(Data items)
--------
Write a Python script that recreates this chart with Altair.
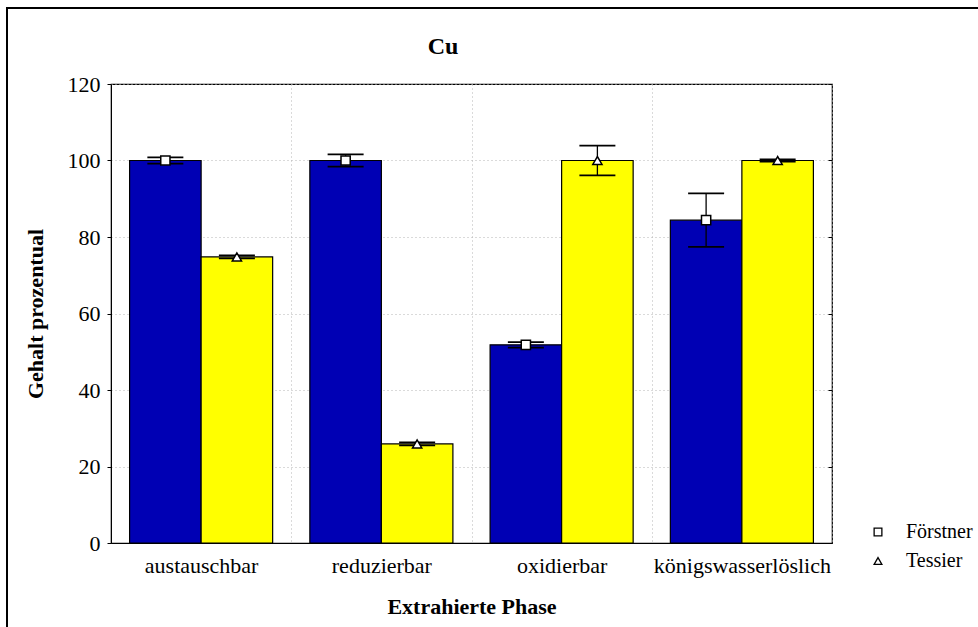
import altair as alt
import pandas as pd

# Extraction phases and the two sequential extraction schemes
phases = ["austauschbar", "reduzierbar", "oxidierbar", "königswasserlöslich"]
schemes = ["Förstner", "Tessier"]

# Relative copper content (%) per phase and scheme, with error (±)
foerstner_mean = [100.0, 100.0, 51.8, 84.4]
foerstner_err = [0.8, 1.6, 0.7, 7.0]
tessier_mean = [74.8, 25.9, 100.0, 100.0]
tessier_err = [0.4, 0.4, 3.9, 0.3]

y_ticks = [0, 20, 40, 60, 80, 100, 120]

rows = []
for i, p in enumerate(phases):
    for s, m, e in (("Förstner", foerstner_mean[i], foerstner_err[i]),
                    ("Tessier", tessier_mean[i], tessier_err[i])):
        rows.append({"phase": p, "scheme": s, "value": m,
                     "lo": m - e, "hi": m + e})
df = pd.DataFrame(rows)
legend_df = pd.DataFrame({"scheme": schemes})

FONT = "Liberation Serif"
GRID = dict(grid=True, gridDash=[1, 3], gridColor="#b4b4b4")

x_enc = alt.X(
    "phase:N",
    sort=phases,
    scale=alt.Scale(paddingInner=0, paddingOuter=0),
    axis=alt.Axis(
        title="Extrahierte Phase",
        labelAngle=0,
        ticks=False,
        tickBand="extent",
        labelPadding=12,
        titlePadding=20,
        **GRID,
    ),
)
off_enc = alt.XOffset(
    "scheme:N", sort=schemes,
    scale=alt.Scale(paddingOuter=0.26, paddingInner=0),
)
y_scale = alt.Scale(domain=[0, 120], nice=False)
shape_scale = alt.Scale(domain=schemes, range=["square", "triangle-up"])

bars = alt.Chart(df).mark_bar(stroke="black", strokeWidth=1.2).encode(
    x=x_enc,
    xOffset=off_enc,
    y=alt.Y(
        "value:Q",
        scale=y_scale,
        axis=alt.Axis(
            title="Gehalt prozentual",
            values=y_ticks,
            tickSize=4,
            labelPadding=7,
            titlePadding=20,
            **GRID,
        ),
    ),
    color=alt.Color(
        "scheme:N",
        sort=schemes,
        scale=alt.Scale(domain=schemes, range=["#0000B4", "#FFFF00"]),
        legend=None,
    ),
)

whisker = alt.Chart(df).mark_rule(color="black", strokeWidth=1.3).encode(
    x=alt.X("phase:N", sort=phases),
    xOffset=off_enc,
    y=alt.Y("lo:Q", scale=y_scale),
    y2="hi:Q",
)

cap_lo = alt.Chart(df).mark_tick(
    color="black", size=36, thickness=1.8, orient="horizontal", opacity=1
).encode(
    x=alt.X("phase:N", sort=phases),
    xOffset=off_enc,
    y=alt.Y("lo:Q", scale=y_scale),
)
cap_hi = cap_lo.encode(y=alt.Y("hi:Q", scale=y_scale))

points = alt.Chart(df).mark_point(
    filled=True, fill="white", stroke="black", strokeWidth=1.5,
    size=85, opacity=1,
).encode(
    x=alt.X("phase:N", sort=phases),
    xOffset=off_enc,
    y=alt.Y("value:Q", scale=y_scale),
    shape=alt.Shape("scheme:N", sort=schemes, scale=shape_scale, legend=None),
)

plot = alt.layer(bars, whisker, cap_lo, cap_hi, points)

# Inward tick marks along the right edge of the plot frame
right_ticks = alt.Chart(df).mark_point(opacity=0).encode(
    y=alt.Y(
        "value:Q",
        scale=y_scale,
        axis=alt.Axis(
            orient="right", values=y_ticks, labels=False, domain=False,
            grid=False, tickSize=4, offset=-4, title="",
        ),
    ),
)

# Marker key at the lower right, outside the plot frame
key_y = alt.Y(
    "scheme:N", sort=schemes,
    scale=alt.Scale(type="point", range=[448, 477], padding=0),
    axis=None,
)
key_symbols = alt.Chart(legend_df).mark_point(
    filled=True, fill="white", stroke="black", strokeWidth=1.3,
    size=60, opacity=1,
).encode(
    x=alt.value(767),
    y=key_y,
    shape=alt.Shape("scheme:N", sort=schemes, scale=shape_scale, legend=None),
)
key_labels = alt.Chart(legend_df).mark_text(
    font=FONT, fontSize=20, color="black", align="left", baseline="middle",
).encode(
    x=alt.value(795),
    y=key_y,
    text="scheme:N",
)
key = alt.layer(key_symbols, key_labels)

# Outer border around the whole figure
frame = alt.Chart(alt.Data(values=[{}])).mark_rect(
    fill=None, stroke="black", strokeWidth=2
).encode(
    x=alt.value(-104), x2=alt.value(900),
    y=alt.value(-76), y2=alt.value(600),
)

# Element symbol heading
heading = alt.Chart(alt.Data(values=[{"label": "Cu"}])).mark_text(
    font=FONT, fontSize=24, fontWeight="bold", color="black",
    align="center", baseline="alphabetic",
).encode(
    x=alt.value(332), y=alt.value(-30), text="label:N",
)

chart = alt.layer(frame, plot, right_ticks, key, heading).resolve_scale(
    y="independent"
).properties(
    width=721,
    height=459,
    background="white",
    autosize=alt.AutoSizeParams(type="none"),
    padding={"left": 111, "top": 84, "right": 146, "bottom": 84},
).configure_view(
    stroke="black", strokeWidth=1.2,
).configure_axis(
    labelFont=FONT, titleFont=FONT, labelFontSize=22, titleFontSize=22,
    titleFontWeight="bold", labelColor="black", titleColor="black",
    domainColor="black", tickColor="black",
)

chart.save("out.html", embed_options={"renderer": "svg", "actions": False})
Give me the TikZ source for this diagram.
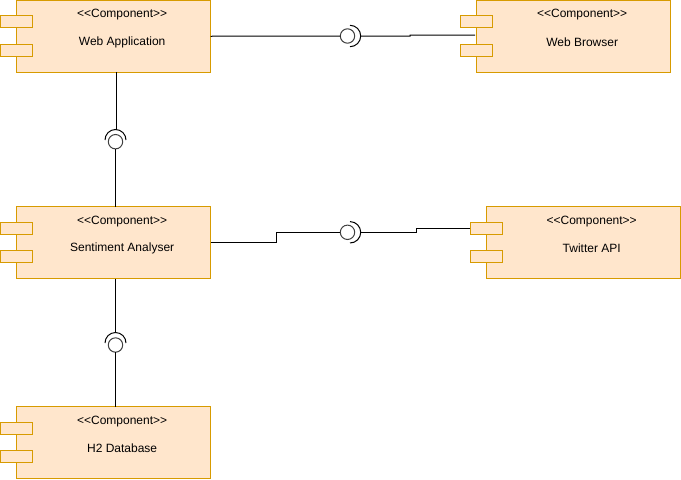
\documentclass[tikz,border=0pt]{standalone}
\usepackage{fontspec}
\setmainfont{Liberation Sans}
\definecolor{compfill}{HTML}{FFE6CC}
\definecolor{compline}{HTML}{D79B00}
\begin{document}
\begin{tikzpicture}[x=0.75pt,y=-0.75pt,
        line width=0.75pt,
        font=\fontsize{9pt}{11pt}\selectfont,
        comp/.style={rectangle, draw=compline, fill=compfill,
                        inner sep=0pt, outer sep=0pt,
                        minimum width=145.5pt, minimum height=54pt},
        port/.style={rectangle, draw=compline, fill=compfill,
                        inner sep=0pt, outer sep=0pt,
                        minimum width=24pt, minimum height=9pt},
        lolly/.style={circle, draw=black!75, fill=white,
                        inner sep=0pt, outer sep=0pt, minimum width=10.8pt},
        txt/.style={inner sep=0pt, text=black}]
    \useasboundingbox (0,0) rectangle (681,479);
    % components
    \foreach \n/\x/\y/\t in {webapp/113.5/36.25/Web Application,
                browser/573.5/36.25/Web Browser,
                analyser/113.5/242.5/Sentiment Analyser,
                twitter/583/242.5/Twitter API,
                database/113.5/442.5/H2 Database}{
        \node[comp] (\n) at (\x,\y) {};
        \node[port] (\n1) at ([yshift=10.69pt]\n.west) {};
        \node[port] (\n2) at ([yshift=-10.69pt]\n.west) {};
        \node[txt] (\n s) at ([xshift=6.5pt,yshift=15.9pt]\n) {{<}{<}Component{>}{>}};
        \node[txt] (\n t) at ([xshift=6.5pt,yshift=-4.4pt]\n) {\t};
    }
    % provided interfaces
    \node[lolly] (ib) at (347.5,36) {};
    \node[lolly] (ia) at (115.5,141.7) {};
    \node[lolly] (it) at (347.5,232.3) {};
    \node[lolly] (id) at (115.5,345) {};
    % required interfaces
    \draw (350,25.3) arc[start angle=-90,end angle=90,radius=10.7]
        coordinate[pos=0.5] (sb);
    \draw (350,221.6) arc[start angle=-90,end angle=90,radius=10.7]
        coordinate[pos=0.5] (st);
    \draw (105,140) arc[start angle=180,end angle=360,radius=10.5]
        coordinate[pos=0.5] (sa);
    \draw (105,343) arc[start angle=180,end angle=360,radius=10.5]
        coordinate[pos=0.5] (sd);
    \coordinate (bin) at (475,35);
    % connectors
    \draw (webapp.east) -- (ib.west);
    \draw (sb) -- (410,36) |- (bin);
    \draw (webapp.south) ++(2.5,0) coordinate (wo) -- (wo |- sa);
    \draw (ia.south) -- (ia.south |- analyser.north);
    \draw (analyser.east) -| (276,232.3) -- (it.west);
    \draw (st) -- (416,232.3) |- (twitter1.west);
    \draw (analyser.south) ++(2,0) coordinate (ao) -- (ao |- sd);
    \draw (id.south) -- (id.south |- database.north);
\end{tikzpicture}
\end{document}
--------
• [Exercise aim] Copy the lines from the entries above in which the word "with" appears.

• [Expected answer]
Write a Python script that recreates this chart with Altair.
# Relative copper content (%) per phase and scheme, with error (±)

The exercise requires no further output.